Paul B. Preciado é um militante neofeminista espanhol, autor de um manifesto contra todos os “estereótipos de gênero” que constitui uma apologia do ânus, “zone érogène commune à tous les humains sans différence de sexe, orifice non discriminant et marqueur d’égalité”, que “s’impose comme le nouveau ‘centre universel contrasexuel’. D’où cet éloge déconstructionniste de l’anus, socle d’un universalisme enfin libéré de l’emprise des normes hétérosexuelles. […] Se situer par-delà le pénis et le vagin, organes de la différence des sexes, dont il faut cependant souligner qu’il ne s’agit que de ‘constructions sociales'” [zona erógena comum a todos os humanos sem diferença de sexo, orifício não discriminatório e marcador de igualdade’, que ‘se impõe como o novo ‘centro universal contrassexual’. Daí esse elogio desconstrucionista ao ânus, base de um universalismo finalmente liberto das garras das normas heterossexuais. […] Situar-se para além do pênis e da vagina, órgãos da diferença entre os sexos, dos quais é preciso, no entanto, enfatizar que são apenas ‘construções sociais’] (Taguieff, p. 60). Essa versão analocêntrica do mundo realmente diz muito sobre a total ausência de humor, que é outra das limitações da visão woke da sociedade.

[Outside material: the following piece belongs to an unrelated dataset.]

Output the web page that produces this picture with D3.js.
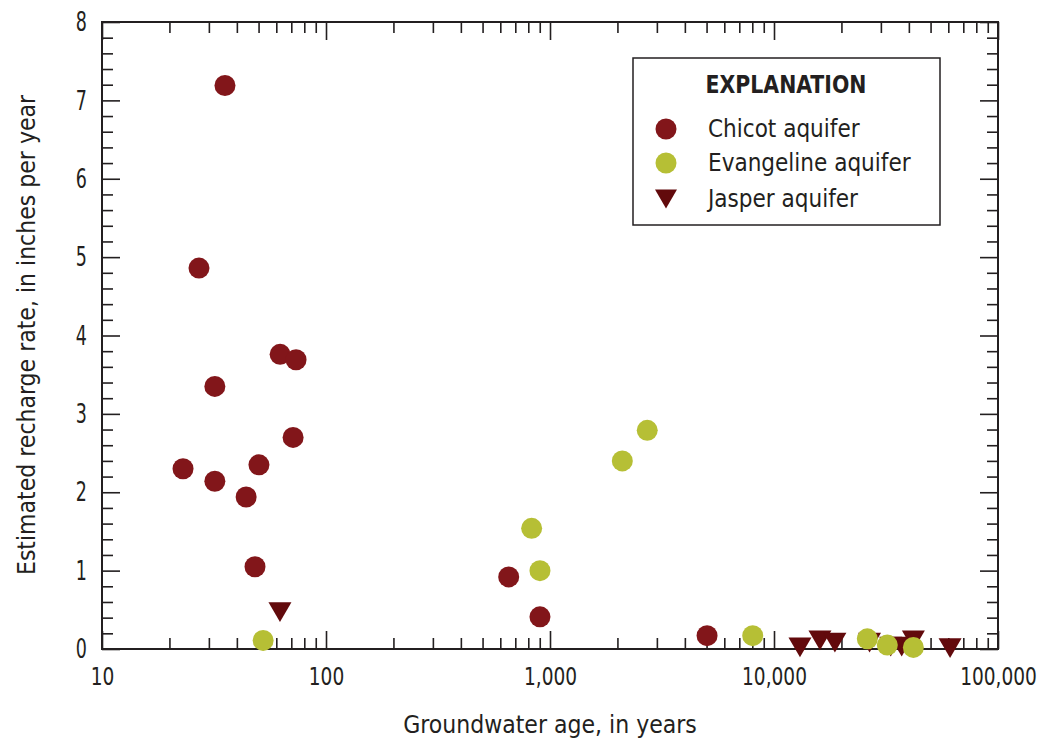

Tudo isso contradiz tanto a realidade – a realidade que existe e acontece, além de qualquer abstração desconstrucionista – que acaba sendo insustentável. O politicamente correto e a cultura do cancelamento gostariam de “fazer coexistir islamismo e esquerdismo, feminismo e antirracismo, relativismo axiológico e neopuritanismo, e essas contradições não são, sem dúvida, promissoras para a vida eterna” (Yannick Jaffré, p. 11). Nem mesmo a filosofia do ânus de Preciado e outros será capaz de resistir ao teste do tempo, fundada como está nos sonhos de um visionário que será desconstruído e cancelado por uma metafísica capaz de respeitar o real, todo o real, a realidade da diferença.